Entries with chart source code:
################
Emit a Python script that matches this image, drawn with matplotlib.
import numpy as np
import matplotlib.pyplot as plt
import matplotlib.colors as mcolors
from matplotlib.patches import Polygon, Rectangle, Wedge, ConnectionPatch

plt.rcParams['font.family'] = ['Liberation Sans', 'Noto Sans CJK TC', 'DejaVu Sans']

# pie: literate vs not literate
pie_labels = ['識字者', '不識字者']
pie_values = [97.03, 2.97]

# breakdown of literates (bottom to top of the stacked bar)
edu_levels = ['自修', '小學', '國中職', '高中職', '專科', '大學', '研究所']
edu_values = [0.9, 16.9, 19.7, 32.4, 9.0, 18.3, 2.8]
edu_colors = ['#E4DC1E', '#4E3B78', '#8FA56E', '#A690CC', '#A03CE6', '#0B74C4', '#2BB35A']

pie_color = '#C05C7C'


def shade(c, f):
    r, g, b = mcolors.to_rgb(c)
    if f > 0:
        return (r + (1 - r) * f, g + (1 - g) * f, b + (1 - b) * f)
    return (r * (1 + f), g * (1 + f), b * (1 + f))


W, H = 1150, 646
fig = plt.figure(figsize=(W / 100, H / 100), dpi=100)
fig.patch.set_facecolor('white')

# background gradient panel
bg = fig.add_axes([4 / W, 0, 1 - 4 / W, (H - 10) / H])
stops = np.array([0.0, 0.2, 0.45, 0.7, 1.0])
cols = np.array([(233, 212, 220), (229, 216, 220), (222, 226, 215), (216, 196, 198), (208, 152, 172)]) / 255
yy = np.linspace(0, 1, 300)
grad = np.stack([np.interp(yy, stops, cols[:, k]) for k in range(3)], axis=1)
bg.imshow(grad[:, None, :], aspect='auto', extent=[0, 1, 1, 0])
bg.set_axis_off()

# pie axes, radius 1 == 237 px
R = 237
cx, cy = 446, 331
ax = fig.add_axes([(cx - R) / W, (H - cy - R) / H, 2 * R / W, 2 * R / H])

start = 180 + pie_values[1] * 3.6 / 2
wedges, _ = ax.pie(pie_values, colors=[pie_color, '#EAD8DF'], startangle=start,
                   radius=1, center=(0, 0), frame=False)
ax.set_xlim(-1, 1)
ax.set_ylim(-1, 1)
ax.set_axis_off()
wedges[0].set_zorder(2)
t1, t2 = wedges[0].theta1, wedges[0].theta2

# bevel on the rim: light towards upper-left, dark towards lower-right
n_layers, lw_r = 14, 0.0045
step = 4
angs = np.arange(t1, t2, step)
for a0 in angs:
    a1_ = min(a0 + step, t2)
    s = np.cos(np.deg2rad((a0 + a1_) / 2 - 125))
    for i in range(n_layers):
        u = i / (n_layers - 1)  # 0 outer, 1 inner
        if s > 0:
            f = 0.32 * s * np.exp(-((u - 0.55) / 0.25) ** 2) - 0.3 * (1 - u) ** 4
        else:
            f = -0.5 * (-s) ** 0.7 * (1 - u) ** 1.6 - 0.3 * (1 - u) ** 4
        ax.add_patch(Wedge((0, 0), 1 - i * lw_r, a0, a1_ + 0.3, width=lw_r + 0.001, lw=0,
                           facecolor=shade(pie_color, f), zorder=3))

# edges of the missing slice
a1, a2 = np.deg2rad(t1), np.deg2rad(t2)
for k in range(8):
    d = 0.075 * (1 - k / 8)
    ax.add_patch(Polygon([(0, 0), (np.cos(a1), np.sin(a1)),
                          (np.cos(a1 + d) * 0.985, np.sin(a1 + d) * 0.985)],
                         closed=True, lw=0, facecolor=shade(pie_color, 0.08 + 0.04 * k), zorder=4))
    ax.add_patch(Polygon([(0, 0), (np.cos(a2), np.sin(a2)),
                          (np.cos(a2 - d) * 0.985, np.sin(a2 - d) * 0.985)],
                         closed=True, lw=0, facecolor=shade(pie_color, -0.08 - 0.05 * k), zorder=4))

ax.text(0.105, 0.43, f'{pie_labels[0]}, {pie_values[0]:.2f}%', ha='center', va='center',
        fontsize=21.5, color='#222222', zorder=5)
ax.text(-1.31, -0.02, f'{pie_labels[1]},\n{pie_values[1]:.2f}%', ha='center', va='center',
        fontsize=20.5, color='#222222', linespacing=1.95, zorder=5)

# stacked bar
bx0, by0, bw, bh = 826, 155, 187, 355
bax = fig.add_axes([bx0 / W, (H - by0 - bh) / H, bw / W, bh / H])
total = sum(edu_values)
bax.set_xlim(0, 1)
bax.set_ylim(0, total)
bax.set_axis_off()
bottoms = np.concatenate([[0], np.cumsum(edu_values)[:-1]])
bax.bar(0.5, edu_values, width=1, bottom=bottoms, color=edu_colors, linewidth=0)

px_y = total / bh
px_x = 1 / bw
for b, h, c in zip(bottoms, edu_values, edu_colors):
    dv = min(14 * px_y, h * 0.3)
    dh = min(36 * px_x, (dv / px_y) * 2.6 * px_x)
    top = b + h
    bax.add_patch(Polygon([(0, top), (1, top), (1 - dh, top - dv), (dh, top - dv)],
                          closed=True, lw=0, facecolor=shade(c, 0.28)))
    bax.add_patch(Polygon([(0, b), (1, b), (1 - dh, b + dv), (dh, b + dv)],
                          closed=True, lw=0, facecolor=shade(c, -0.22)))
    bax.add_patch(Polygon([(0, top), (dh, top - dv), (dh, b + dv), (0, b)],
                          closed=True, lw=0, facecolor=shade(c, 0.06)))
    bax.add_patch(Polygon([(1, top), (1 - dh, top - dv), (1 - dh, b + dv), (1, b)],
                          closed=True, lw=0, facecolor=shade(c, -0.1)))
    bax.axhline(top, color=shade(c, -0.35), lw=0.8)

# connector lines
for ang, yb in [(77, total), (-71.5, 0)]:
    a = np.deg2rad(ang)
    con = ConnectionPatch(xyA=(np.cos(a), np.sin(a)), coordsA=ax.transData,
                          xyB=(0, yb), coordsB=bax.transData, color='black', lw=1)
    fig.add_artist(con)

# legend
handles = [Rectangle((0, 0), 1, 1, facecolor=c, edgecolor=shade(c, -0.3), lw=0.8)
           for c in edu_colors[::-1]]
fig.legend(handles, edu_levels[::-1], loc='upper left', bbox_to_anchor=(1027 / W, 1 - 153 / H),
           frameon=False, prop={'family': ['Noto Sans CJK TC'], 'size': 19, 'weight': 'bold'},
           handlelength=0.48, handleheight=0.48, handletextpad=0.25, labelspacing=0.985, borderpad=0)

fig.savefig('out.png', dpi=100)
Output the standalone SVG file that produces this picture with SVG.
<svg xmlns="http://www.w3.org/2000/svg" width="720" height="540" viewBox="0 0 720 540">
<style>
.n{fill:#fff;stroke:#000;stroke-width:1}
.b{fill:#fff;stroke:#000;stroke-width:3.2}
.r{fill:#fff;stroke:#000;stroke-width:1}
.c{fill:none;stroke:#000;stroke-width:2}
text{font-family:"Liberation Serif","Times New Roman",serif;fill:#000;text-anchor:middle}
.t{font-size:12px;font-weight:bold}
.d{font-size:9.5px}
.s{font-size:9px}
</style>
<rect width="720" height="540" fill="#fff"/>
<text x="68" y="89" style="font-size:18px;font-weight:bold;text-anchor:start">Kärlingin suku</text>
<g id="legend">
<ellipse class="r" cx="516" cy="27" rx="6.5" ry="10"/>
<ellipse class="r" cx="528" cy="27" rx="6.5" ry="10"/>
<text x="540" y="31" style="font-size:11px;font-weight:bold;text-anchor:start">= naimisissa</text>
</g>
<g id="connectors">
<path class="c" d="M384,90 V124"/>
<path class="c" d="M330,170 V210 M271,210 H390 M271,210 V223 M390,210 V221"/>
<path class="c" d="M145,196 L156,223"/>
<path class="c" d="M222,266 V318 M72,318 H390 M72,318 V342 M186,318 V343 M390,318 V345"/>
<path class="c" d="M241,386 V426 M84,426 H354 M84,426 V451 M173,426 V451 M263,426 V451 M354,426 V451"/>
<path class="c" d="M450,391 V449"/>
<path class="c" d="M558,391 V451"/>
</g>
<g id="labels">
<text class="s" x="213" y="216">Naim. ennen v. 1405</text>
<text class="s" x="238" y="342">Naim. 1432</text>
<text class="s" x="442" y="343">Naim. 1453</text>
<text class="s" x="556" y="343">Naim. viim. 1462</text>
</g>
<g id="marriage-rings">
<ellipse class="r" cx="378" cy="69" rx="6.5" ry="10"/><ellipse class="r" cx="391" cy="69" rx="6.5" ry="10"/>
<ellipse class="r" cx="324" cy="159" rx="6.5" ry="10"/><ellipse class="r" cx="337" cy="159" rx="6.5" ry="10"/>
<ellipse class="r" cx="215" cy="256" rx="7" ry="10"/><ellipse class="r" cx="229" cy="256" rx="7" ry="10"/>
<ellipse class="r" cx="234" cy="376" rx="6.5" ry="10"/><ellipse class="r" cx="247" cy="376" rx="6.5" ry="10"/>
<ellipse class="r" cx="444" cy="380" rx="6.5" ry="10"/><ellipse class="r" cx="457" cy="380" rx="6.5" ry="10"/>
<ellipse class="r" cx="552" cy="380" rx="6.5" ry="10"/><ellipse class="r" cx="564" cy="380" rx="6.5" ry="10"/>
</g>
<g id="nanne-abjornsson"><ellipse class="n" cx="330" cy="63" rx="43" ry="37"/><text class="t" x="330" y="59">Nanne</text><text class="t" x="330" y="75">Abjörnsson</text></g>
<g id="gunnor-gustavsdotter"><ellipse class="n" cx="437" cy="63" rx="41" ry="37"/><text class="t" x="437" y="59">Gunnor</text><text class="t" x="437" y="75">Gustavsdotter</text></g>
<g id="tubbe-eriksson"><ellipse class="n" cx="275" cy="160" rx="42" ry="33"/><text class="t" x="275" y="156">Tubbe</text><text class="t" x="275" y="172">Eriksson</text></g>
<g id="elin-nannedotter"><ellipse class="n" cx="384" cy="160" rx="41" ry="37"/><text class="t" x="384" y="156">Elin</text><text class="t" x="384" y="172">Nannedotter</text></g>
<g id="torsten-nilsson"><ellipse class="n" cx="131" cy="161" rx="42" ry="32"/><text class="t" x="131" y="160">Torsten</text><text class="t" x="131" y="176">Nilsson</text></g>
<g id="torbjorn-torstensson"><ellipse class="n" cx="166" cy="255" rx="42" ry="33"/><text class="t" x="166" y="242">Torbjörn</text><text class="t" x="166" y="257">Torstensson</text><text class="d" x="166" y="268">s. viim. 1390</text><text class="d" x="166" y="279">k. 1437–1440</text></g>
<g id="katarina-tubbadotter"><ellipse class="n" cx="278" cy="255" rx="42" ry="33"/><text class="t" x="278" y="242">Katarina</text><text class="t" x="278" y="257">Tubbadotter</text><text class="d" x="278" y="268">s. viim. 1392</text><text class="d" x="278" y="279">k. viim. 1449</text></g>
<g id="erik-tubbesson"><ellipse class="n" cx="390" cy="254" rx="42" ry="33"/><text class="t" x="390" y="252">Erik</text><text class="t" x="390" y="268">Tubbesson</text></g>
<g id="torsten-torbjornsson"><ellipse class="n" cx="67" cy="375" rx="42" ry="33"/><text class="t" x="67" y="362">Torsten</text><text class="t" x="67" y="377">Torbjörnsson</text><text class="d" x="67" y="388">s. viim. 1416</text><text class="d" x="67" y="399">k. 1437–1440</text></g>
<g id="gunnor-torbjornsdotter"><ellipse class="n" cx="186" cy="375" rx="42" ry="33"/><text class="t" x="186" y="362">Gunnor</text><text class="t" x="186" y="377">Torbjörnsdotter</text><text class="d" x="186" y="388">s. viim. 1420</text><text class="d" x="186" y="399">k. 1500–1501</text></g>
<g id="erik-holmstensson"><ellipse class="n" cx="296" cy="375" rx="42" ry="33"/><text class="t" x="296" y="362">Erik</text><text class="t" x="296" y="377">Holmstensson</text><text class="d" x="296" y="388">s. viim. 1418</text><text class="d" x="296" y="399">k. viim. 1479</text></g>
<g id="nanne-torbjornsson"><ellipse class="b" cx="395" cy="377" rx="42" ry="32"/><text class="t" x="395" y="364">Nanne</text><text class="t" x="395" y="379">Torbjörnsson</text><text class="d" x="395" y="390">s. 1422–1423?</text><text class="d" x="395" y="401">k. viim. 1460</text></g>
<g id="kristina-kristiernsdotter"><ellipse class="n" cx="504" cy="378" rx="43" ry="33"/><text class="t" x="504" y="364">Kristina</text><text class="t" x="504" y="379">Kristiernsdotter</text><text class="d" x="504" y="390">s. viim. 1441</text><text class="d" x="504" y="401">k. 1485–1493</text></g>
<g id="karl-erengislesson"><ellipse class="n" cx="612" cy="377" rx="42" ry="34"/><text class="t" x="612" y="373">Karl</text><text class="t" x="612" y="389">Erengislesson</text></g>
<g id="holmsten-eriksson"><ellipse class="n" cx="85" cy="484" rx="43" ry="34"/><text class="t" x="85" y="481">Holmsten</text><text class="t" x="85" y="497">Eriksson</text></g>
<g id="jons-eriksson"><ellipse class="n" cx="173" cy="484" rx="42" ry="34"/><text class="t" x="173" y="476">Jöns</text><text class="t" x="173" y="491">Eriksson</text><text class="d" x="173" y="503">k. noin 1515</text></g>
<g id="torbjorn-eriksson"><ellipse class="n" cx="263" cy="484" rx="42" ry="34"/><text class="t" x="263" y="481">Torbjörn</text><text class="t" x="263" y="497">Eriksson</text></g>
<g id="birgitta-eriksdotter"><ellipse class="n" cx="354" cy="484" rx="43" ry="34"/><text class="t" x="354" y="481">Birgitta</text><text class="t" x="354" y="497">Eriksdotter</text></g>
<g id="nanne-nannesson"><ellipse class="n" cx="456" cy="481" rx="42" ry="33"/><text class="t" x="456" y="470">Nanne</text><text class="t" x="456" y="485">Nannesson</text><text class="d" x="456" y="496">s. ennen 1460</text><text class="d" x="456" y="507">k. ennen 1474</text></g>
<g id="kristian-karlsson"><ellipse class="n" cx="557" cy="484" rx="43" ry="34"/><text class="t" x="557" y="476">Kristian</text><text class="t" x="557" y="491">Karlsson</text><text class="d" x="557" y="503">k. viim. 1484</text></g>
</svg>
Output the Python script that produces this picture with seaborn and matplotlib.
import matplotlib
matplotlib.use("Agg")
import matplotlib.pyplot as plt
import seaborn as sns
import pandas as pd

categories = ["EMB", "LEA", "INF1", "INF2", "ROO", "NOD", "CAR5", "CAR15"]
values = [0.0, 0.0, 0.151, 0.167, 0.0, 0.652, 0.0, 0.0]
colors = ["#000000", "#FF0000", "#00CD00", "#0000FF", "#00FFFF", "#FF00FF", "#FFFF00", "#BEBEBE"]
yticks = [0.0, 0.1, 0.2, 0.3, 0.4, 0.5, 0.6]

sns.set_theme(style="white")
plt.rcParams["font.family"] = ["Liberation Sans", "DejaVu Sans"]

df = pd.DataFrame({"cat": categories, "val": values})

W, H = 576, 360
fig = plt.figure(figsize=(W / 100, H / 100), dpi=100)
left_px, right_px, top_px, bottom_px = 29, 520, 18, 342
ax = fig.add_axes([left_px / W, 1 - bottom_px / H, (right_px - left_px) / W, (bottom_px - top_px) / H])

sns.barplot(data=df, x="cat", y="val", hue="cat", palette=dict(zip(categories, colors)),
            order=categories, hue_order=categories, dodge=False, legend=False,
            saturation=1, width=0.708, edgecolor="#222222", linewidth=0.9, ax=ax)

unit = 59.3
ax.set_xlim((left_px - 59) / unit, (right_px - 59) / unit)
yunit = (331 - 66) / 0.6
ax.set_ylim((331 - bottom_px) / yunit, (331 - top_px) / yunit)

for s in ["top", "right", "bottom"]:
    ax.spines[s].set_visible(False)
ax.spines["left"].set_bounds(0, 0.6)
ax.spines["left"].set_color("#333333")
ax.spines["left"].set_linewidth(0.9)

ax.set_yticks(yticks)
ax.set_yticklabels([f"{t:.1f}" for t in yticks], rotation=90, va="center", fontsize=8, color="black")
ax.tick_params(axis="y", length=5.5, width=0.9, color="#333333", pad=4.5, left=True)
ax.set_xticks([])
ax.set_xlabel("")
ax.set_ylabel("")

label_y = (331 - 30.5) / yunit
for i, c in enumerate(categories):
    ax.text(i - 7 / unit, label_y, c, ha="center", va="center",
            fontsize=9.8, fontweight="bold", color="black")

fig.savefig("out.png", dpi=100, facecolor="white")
################
### WORK TO DO
Copy every line of the records above, starting with the first, up to and including the line containing "pie_values = [97.03, 2.97]".

### EXERCISE ANSWER
Emit a Python script that matches this image, drawn with matplotlib.
import numpy as np
import matplotlib.pyplot as plt
import matplotlib.colors as mcolors
from matplotlib.patches import Polygon, Rectangle, Wedge, ConnectionPatch

plt.rcParams['font.family'] = ['Liberation Sans', 'Noto Sans CJK TC', 'DejaVu Sans']

# pie: literate vs not literate
pie_labels = ['識字者', '不識字者']
pie_values = [97.03, 2.97]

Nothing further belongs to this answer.